Eine Freak-Show

„Shockheaded Peter“ vom Rheinischen Landestheater Neuss

von Daniel Diekhans

Shockheaded Peter, Laila Richter - Foto: Marco Piecuch

Eine Freak-Show
 
„Shockheaded Peter“ vom Rheinischen Landestheater Neuss
 
Eine „Junk Opera“ von Phelim McDermott und Julian Crouch nach „Der Struwwelpeter“ von Heinrich Hoffmann. Mit Musik von The Tiger Lillies. Ins Deutsche übersetzt von Andreas Marber. Altersempfehlung: ab 14 Jahren.
 
Inszenierung: Philipp Moschitz - Bühne und Kostüme: Isabelle Kittnar
Besetzung: Philippe Ledun, Ulrich Rechenbach, Laila Richter, Antonia Schirmeister, Sarah Wissner
Band: Matthias Flake, Leo Henrichs und Pablo Liebhaber
 
Generationen von Kindern hat das „Struwwelpeter“-Buch das Gruseln gelehrt. 1844 erstmals veröffentlicht, glänzen die vom Arzt Heinrich Hoffmann erdachten Geschichten noch heute durch Drastik und Grausamkeit. Charaktere wie Suppenkasper und Zappelphilipp sind sprichwörtlich geworden. Vor gut 20 Jahren nahmen sich die britischen Theatermacher Phelim McDermott und Julian Crouch den „Struwwelpeter“ vor und destillierten daraus – gemeinsam mit der Band The Tiger Lillies – ein schwarzhumoriges Musiktheaterstück.
Mit diesem „Shockheaded Peter“ tourt zurzeit das Rheinische Landestheater Neuss und machte auch Station im Remscheider Teo Otto Theater. Auf die komische Szenenfolge stimmt die Band ein, die mit auf der Bühne sitz. Schon während die 150 Gäste ihre Plätze einnehmen, spielen „The Shockheads“ – Matthias Flake, Leo Henrichs und Pablo Liebhaber – angenehm schräge Melodien. Dann hatte der Struwwelpeter seinen großen Auftritt. Genauer: Schauspielerin Laila Richter.
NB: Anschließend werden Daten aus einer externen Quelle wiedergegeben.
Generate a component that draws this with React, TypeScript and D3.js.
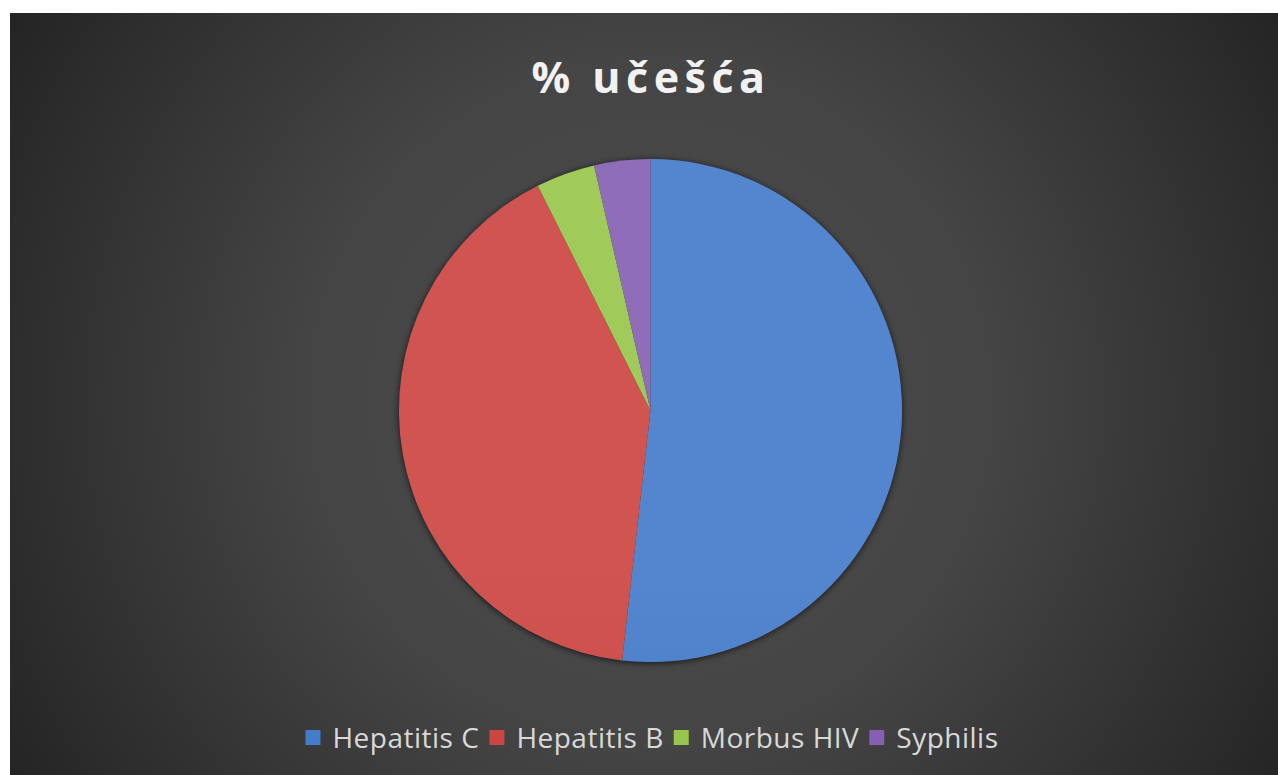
import { useRef, useEffect } from 'react';
import * as d3 from 'd3';

const categories = ['Hepatitis C', 'Hepatitis B', 'Morbus HIV', 'Syphilis'];
const shares = [51.8, 40.8, 3.8, 3.6];
const colors = ['#447bcb', '#cc4641', '#98c64c', '#8560b2'];
const title = '% učešća';

const W = 1278;
const H = 775;

const App = () => {
  const svgRef = useRef<SVGSVGElement>(null);

  useEffect(() => {
    const svg = d3.select(svgRef.current);
    svg.selectAll('*').remove();

    const defs = svg.append('defs');
    const bg = defs
      .append('radialGradient')
      .attr('id', 'bg')
      .attr('gradientUnits', 'userSpaceOnUse')
      .attr('cx', 650)
      .attr('cy', 400)
      .attr('r', 760);
    bg.append('stop').attr('offset', '0%').attr('stop-color', '#4b4b4b');
    bg.append('stop').attr('offset', '45%').attr('stop-color', '#454545');
    bg.append('stop').attr('offset', '100%').attr('stop-color', '#232323');

    const shadow = defs.append('filter').attr('id', 'shadow').attr('x', '-10%').attr('y', '-10%').attr('width', '120%').attr('height', '120%');
    shadow
      .append('feDropShadow')
      .attr('dx', 0)
      .attr('dy', 1)
      .attr('stdDeviation', 3)
      .attr('flood-color', '#000')
      .attr('flood-opacity', 0.7);

    const cx = 650.5;
    const cy = 410.5;
    const r = 251.5;

    colors.forEach((c, i) => {
      const g = defs
        .append('linearGradient')
        .attr('id', 'slice' + i)
        .attr('gradientUnits', 'userSpaceOnUse')
        .attr('x1', 0)
        .attr('y1', cy - r)
        .attr('x2', 0)
        .attr('y2', cy + r);
      g.append('stop').attr('offset', '0%').attr('stop-color', d3.interpolateRgb(c, '#ffffff')(0.08));
      g.append('stop').attr('offset', '100%').attr('stop-color', d3.interpolateRgb(c, '#000000')(0.06));
    });

    svg
      .append('rect')
      .attr('x', 10)
      .attr('y', 13)
      .attr('width', W - 10)
      .attr('height', H - 13)
      .attr('fill', 'url(#bg)');

    svg
      .append('text')
      .attr('x', 651)
      .attr('y', 93)
      .attr('text-anchor', 'middle')
      .attr('fill', '#f2f2f2')
      .style('font-family', '"Open Sans", sans-serif')
      .style('font-weight', 700)
      .style('font-size', '43px')
      .style('letter-spacing', '5.5px')
      .text(title);

    const pie = d3.pie<number>().sort(null).value((d) => d);
    const arc = d3.arc<d3.PieArcDatum<number>>().innerRadius(0).outerRadius(r);

    const pg = svg.append('g').attr('transform', `translate(${cx},${cy})`);
    pg.append('circle').attr('r', r).attr('fill', '#333').attr('filter', 'url(#shadow)');
    pg.selectAll('path')
      .data(pie(shares))
      .join('path')
      .attr('d', arc)
      .attr('fill', (d, i) => `url(#slice${i})`);

    // legend
    const lg = svg.append('g');
    const fontSize = 28;
    const box = 15;
    const items = categories.map((name, i) => {
      const t = lg
        .append('text')
        .attr('y', 748)
        .attr('fill', '#d9d9d9')
        .style('font-family', '"Open Sans", sans-serif')
        .style('font-size', fontSize + 'px')
        .style('letter-spacing', '0.5px')
        .text(name);
      const w = (t.node() as SVGTextElement).getComputedTextLength();
      return { t, w, i };
    });
    const gapBox = 12;
    const gapItem = 10;
    const total = items.reduce((s, it) => s + box + gapBox + it.w, 0) + gapItem * (items.length - 1);
    let x = 652 - total / 2;
    items.forEach((it) => {
      lg.append('rect')
        .attr('x', x)
        .attr('y', 730)
        .attr('width', box)
        .attr('height', box)
        .attr('fill', colors[it.i]);
      it.t.attr('x', x + box + gapBox);
      x += box + gapBox + it.w + gapItem;
    });
  }, []);

  return <svg ref={svgRef} width={W} height={H} style={{ position: 'absolute', left: 0, top: 0, display: 'block' }} />;
};

export default App;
Shockheaded Peter, Ulrich Rechenbach - Foto: Marco Piecuch

Mit Scherenhänden und verwuschelter Langhaarperücke kommt sie nah ran an den „garstigen“ Buhmann aus der Buchvorlage. Ihre rot-blaue Uniform erinnert dagegen an einen Zirkusdirektor. Wie dieser macht Richter Ansagen, führt durch die Handlung und kommentiert sie. Und gibt zu Beginn ein Versprechen ab: „Unsere Freaks sind nicht die Kinder, sondern die Eltern.“ Das klingt nach einem echten „Anti-Struwwelpeter“. Nach einem Stück, in dem nicht die Kleinen, sondern die Großen – Vertreter der Ordnung und Autorität – karikiert werden.
Vielversprechend ist auch das Bühnenbild von Isabelle Kittnar. Auf einer Drehbühne erscheint mal eine geschlossene Hausfront, mal ein grell ausgeleuchteter Innenraum. Klar, Familien sind geschlossene Systeme, in die Außenstehende selten einen Einblick bekommen. Für Einblicke sorgt hier die rotierende Bühne, die der Struwwelpeter von Szene zu Szene in Gang setzt. Was das Publikum zu sehen bekam, war nun aber nicht wie angekündigt eine Satire gegen Erwachsene und ihr Fehlverhalten.
 

Shockheaded Peter, Band - Foto Marco Piecuch

Von A bis Z zeigt Philipp Moschitz eine Freakshow. Familien, deren Mitglieder sich allesamt ungehemmt daneben benehmen. Im rasant-hektischen Spiel von Philippe Ledun, Ulrich Rechenbach, Antonia Schirmeister und Sarah Wissner ist für Nuancen kein Platz. Zwischendurch fielen ein paar Gags ab, die das Publikum dankbar beklatschte. Der Zappelphilipp ist ein ADHS-Kid, der Suppenkasper magersüchtig – auch aus den modernen Lesarten, die „Shockheaded Peter“ bietet, macht der Regisseur nicht viel.
Stattdessen setzt er auf visuelle Effekte. Da fackeln die Schauspieler ein Puppenhaus ab oder verspritzen Kunstblut. Ganz zum Schluß schwebt eine Struwwelpeter-Puppe gen Schnürboden, und Richter beschwört „die Kraft der Fantasie“. Die Frage ist nur: Hilft einem Fantasie aus realen, bedrückenden Familienverhältnissen heraus? Bezeichnend war, daß die Musiker beim Gastspiel im Teo Otto Theater stärkeren Beifall bekamen als die Schauspieler.